* START *

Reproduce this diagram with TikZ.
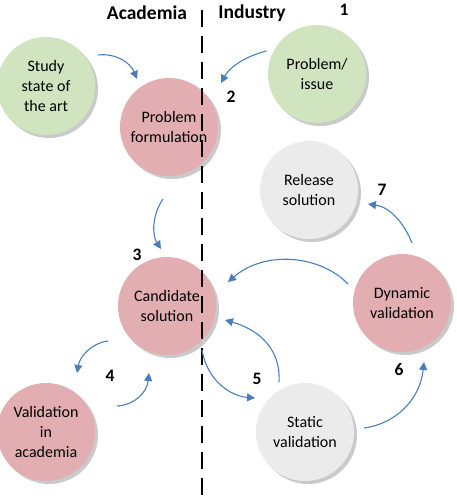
\documentclass[tikz,border=0pt]{standalone}
\usepackage{fontspec}
\setmainfont{Carlito}
\usetikzlibrary{shadows,arrows.meta}
\definecolor{cgreen}{HTML}{D0E4C0}
\definecolor{cpink}{HTML}{E2AEB1}
\definecolor{cgray}{HTML}{EBEBEB}
\definecolor{cblue}{HTML}{4A7EBB}
\tikzset{
  stage/.style={circle, minimum size=98pt, inner sep=0pt, align=center,
    font=\fontsize{16}{20}\selectfont,
    drop shadow={shadow xshift=3pt, shadow yshift=-3pt, opacity=0.35, fill=black!60}},
  gstage/.style={stage, fill=cgreen},
  pstage/.style={stage, fill=cpink},
  wstage/.style={stage, fill=cgray},
  flow/.style={draw=cblue, line width=1.1pt, -{Triangle[length=8pt,width=8pt]}},
  num/.style={font=\bfseries\fontsize{17.5}{17.5}\selectfont},
  head/.style={font=\bfseries\fontsize{19.5}{19.5}\selectfont}
}
\begin{document}
\begin{tikzpicture}[x=1pt,y=-1pt]
\useasboundingbox (0,0) rectangle (457,503);
% circles
\node[gstage] (study) at (46,86) {Study\\state of\\the art};
\node[pstage] (form) at (169,127) {Problem\\formulation};
\node[gstage] (issue) at (317,74) {Problem/\\issue};
\node[wstage] (release) at (309,190) {Release\\solution};
\node[pstage] (cand) at (167,306) {Candidate\\solution};
\node[pstage] (dyn) at (402,303) {Dynamic\\validation};
\node[pstage] (vacad) at (46,432) {Validation\\in\\academia};
\node[wstage] (static) at (305,432) {Static\\validation};
% divider
\coordinate (dtop) at (202,10);
\coordinate (dbot) at (202,503);
\draw[line width=1.8pt, dash pattern=on 17pt off 9pt] (dtop) -- (dbot);
% titles
\node[head] (acad) at (147,13) {Academia};
\node[head] (ind) at (252,13) {Industry};
% numbers
\node[num] (n1) at (344,10) {1};
\node[num] (n2) at (231,97) {2};
\node[num] (n7) at (382,190) {7};
\node[num] (n3) at (137,255) {3};
\node[num] (n4) at (110,376) {4};
\node[num] (n5) at (257,379) {5};
\node[num] (n6) at (399,370) {6};
% arrows
\coordinate (a1s) at (98,55);
\draw[flow] (a1s) .. controls (115,53) and (130,62) .. (137,79);
\draw[flow] ([xshift=-7pt]issue.152) .. controls (240,58) and (228,70) .. (221,83);
\draw[flow] (163,199) .. controls (152,215) and (152,235) .. (161,249);
\draw[flow] (412,243) .. controls (404,223) and (390,207) .. (368,204);
\draw[flow] (348,284) .. controls (320,255) and (265,250) .. (228,282);
\draw[flow] (279,382) .. controls (281,350) and (260,330) .. (225,320);
\draw[flow] (202,350) .. controls (207,380) and (230,396) .. (255,398);
\draw[flow] (108,341) .. controls (92,343) and (80,356) .. (77,373);
\draw[flow] (117,406) .. controls (135,405) and (147,392) .. (149,373);
\draw[flow] (364,428) .. controls (395,424) and (420,400) .. (424,362);
\end{tikzpicture}
\end{document}
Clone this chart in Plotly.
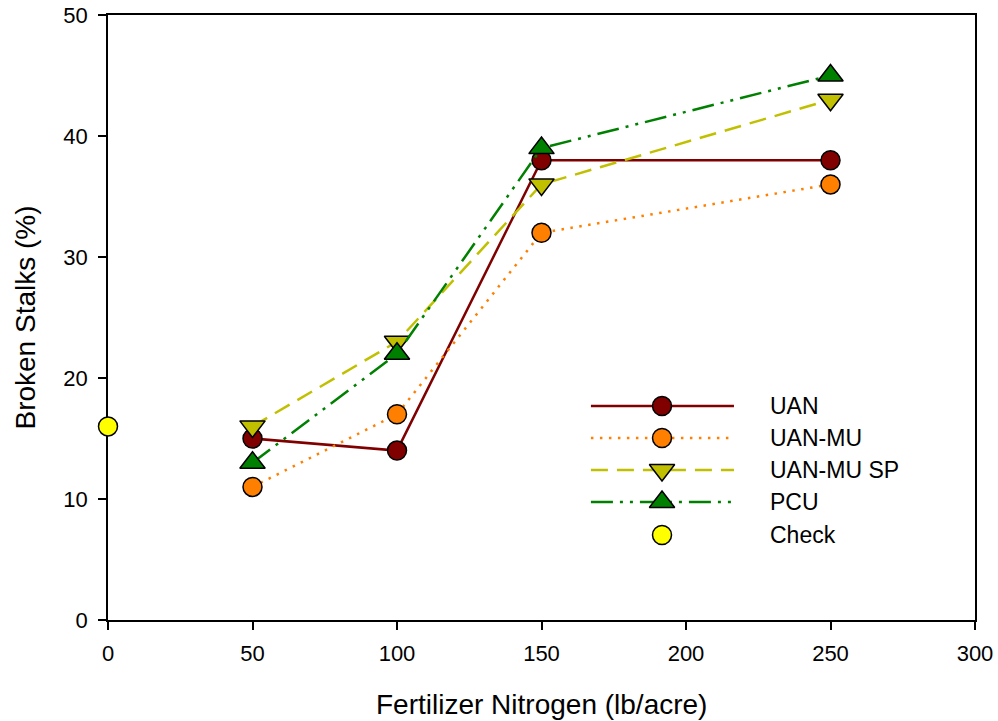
import plotly.graph_objects as go

# ---- data ----
nitrogen = [50, 100, 150, 250]
uan = [15, 14, 38, 38]
uan_mu = [11, 17, 32, 36]
uan_mu_sp = [16, 23, 36, 43]
pcu = [13, 22, 39, 45]
check_x = [0]
check_y = [16]

series_names = ["UAN", "UAN-MU", "UAN-MU SP", "PCU", "Check"]
x_ticks = [0, 50, 100, 150, 200, 250, 300]
y_ticks = [0, 10, 20, 30, 40, 50]

FONT = "Liberation Sans, Arial, sans-serif"

styles = {
    "UAN": dict(color="#800000", dash="solid", symbol="circle", size=19),
    "UAN-MU": dict(color="#FF8000", dash="2.5px,6.5px", symbol="circle", size=19),
    "UAN-MU SP": dict(color="#C0C000", dash="17px,9px", symbol="triangle-down", size=22),
    "PCU": dict(color="#008000", dash="22px,7px,3px,7px,3px,7px", symbol="triangle-up", size=22),
    "Check": dict(color="#FFFF00", dash=None, symbol="circle", size=19),
}

fig = go.Figure()

for name, ys in [("UAN", uan), ("UAN-MU", uan_mu), ("UAN-MU SP", uan_mu_sp), ("PCU", pcu)]:
    s = styles[name]
    fig.add_trace(go.Scatter(
        x=nitrogen, y=ys, mode="lines+markers", name=name,
        line=dict(color=s["color"], width=2.5, dash=s["dash"]),
        marker=dict(symbol=s["symbol"], size=s["size"], color=s["color"],
                    line=dict(color="black", width=1.5)),
        cliponaxis=False, showlegend=False,
    ))

s = styles["Check"]
fig.add_trace(go.Scatter(
    x=check_x, y=check_y, mode="markers", name="Check",
    marker=dict(symbol=s["symbol"], size=s["size"], color=s["color"],
                line=dict(color="black", width=1.5)),
    cliponaxis=False, showlegend=False,
))

# ---- custom legend (overlay axes in paper-like units) ----
leg_x0, leg_x1, leg_xm, leg_xt = 0.557, 0.722, 0.639, 0.7610
leg_rows = [0.3537, 0.3008, 0.2479, 0.1950, 0.1405]
annotations = []
for name, yy in zip(series_names, leg_rows):
    s = styles[name]
    if s["dash"] is not None:
        fig.add_trace(go.Scatter(
            x=[leg_x0, leg_x1], y=[yy, yy], mode="lines", xaxis="x2", yaxis="y2",
            line=dict(color=s["color"], width=2.5, dash=s["dash"]),
            showlegend=False, hoverinfo="skip", cliponaxis=False,
        ))
    fig.add_trace(go.Scatter(
        x=[leg_xm], y=[yy], mode="markers", xaxis="x2", yaxis="y2",
        marker=dict(symbol=s["symbol"], size=s["size"], color=s["color"],
                    line=dict(color="black", width=1.5)),
        showlegend=False, hoverinfo="skip", cliponaxis=False,
    ))
    annotations.append(dict(x=leg_xt, y=yy, xref="x2", yref="y2", text=name,
                            showarrow=False, xanchor="left", yanchor="middle",
                            font=dict(family=FONT, size=23, color="black")))

# axis titles as annotations
annotations.append(dict(x=0.5, y=-0.139, xref="paper", yref="paper",
                        text="Fertilizer Nitrogen (lb/acre)", showarrow=False,
                        xanchor="center", yanchor="middle",
                        font=dict(family=FONT, size=28, color="black")))
annotations.append(dict(x=-0.0957, y=0.5, xref="paper", yref="paper",
                        text="Broken Stalks (%)", showarrow=False, textangle=-90,
                        xanchor="center", yanchor="middle",
                        font=dict(family=FONT, size=28, color="black")))

fig.update_layout(
    width=998, height=721,
    margin=dict(l=108, r=23, t=15, b=101),
    paper_bgcolor="white", plot_bgcolor="white",
    font=dict(family=FONT, color="black"),
    showlegend=False,
    hovermode=False,
    annotations=annotations,
    xaxis=dict(
        range=[0, 300], tickvals=x_ticks, ticktext=[str(v) for v in x_ticks],
        ticks="outside", ticklen=8, tickwidth=1.5, tickcolor="black",
        showline=True, linecolor="black", linewidth=1.5, mirror=True,
        showgrid=False, zeroline=False, layer="below traces",
        tickfont=dict(family=FONT, size=22), ticklabelstandoff=5,
        ticklabeloverflow="allow", automargin=False,
    ),
    yaxis=dict(
        range=[0, 50], tickvals=y_ticks, ticktext=[str(v) for v in y_ticks],
        ticks="outside", ticklen=8, tickwidth=1.5, tickcolor="black",
        showline=True, linecolor="black", linewidth=1.5, mirror=True,
        showgrid=False, zeroline=False, layer="below traces",
        tickfont=dict(family=FONT, size=22), ticklabelstandoff=6,
        ticklabeloverflow="allow", automargin=False,
    ),
    xaxis2=dict(overlaying="x", range=[0, 1], visible=False, fixedrange=True),
    yaxis2=dict(overlaying="y", range=[0, 1], visible=False, fixedrange=True),
)

fig.write_html("out.html", config={"displayModeBar": False},
               post_script="document.body.style.margin='0';document.body.style.padding='0';")
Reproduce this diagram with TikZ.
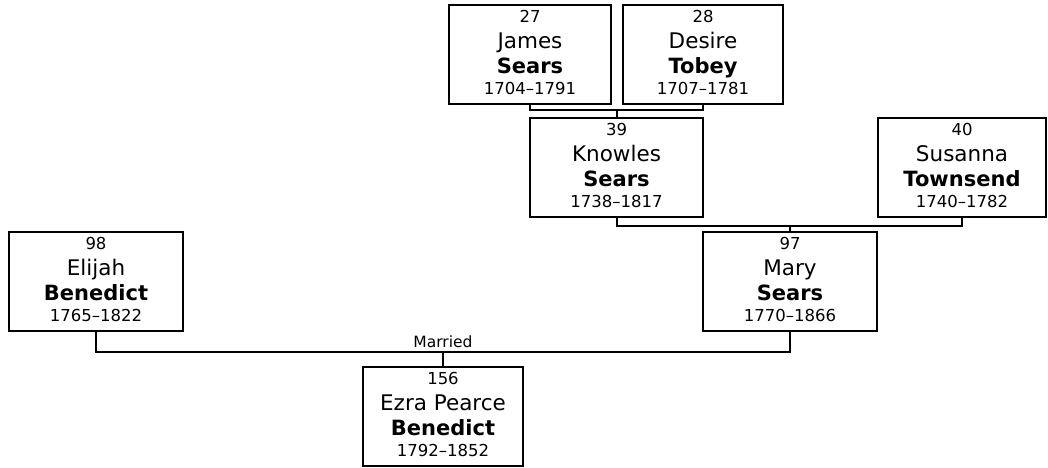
\documentclass[tikz,border=0pt]{standalone}
\usepackage{fontspec}
\setmainfont{DejaVu Sans}
\begin{document}
\begin{tikzpicture}[x=1pt,y=-1pt,
  pbox/.style={draw=black,line width=2pt,rectangle,inner sep=0pt,minimum height=99pt},
  numtxt/.style={anchor=base,inner sep=0pt,font=\fontsize{16.5}{19}\selectfont},
  firsttxt/.style={anchor=base,inner sep=0pt,font=\fontsize{21.5}{25}\selectfont},
  lasttxt/.style={anchor=base,inner sep=0pt,font=\fontsize{21}{25}\selectfont\bfseries},
  datetxt/.style={anchor=base,inner sep=0pt,font=\fontsize{16.5}{19}\selectfont},
  conn/.style={draw=black,line width=2pt},
  lbl/.style={anchor=base,inner sep=0pt,font=\fontsize{15.5}{18}\selectfont}]
\useasboundingbox (0,0) rectangle (1048,467);
\newcommand{\person}[8]{%
  \node[pbox,minimum width=#4] (#1) at (#2,#3+49.5) {};
  \node[numtxt] (#1n) at (#2,#3+17) {#5};
  \node[firsttxt] (#1f) at (#2,#3+43) {#6};
  \node[lasttxt] (#1l) at (#2,#3+68) {#7};
  \node[datetxt] (#1d) at (#2,#3+89) {#8};
}
\person{p27}{530}{5}{162pt}{27}{James}{Sears}{1704\textendash1791}
\person{p28}{703}{5}{160pt}{28}{Desire}{Tobey}{1707\textendash1781}
\person{p39}{616.5}{118}{173pt}{39}{Knowles}{Sears}{1738\textendash1817}
\person{p40}{962}{118}{168pt}{40}{Susanna}{Townsend}{1740\textendash1782}
\person{p97}{790}{232}{174pt}{97}{Mary}{Sears}{1770\textendash1866}
\person{p98}{96}{232}{174pt}{98}{Elijah}{Benedict}{1765\textendash1822}
\person{p156}{443}{367}{160pt}{156}{Ezra Pearce}{Benedict}{1792\textendash1852}
% family 1
\coordinate (u1) at (616.5,109.5);
\draw[conn] (p27.south) |- (u1) -| (p28.south);
\draw[conn] (u1) -- (p39.north);
% family 2
\coordinate (u2) at (790,225.5);
\draw[conn] (p39.south) |- (u2) -| (p40.south);
\draw[conn] (u2) -- (p97.north);
% family 3
\coordinate (u3) at (443,352);
\draw[conn] (p98.south) |- (u3) -| (p97.south);
\draw[conn] (u3) -- (p156.north);
\node[lbl] (mar) at (443,347) {Married};
\end{tikzpicture}
\end{document}
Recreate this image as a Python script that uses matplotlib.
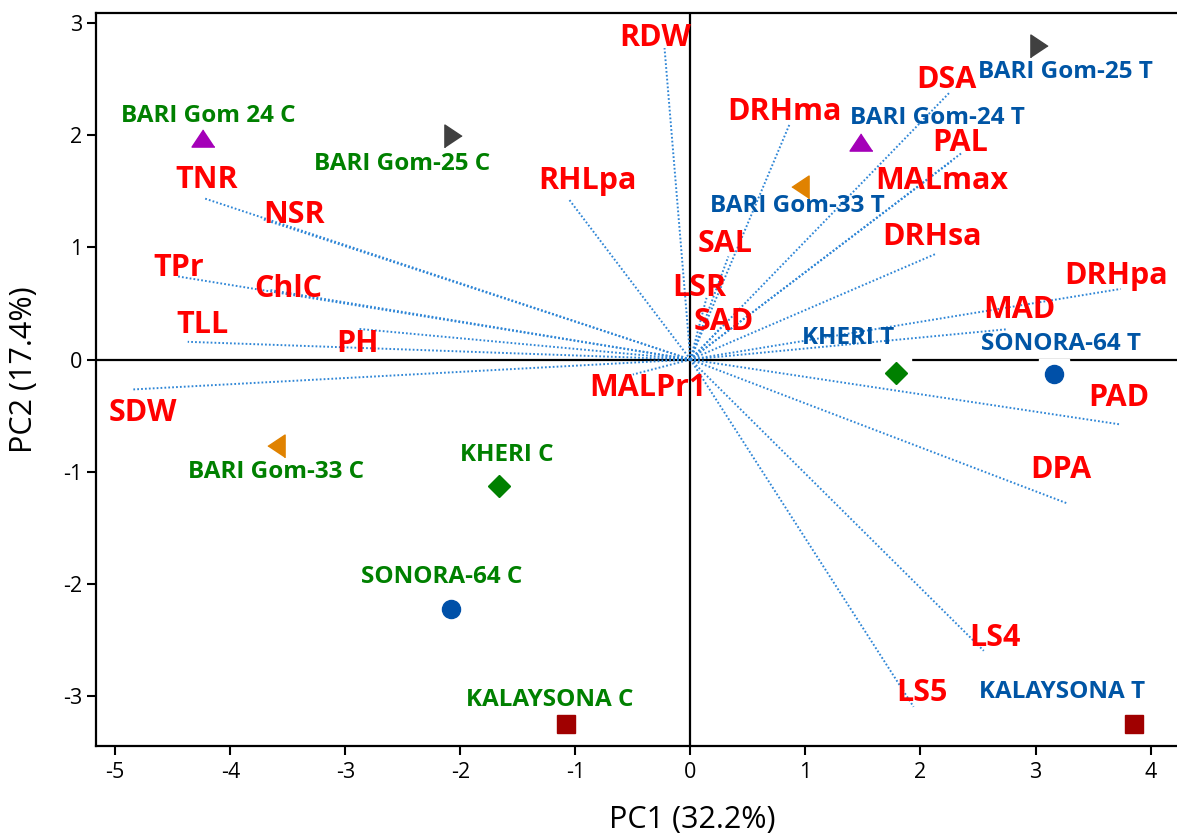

* END *

Pick out and copy the lines of the material that include the word "this".

Reproduce this diagram with TikZ.
Clone this chart in Plotly.
Reproduce this diagram with TikZ.
Recreate this image as a Python script that uses matplotlib.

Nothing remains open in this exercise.